One photograph on the second floor of the Shiloh house shows evidence that Rodda might have known how to make the opera cream from his association with Putman in Cincinnati, and taught his candy workers in Zion how to make them during his tenure there. An early shot of the inside of the Zion candy factory shows a worker operating what looks like a ball cream beater, the same piece of equipment that makes the filling for our opera creams. But they called them Dove Brand Cream Chocolates, because, after all, Zion was a religious town, and the opera was just too secular.

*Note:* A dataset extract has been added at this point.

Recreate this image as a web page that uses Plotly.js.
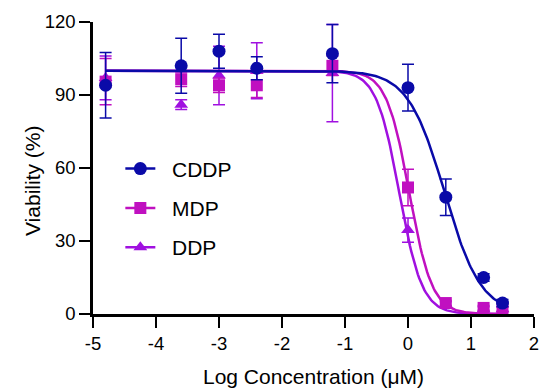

Oddly enough, there is also evidence that Cincinnati had a distribution center for the Zion Dove Brand Chocolates and other products made in Zion. In the 1890s there were hundreds of neighborhood social beneficial organizations called, in German, Raucher Casinos, or Smoking Casinos, that met several times a month as a sort of social insurance agency. They smoked their porcelain German pipes, drank German immigrant beer, gambled on cards, (all prohibited in Zion) and donated a monthly due for sick pay and a death benefit before corporations offered sick leave, workers compensation and insurance. Of the many of these organizations that were incorporated in Cincinnati in the early 1900s was one called the Dove Brands Smoking Casino.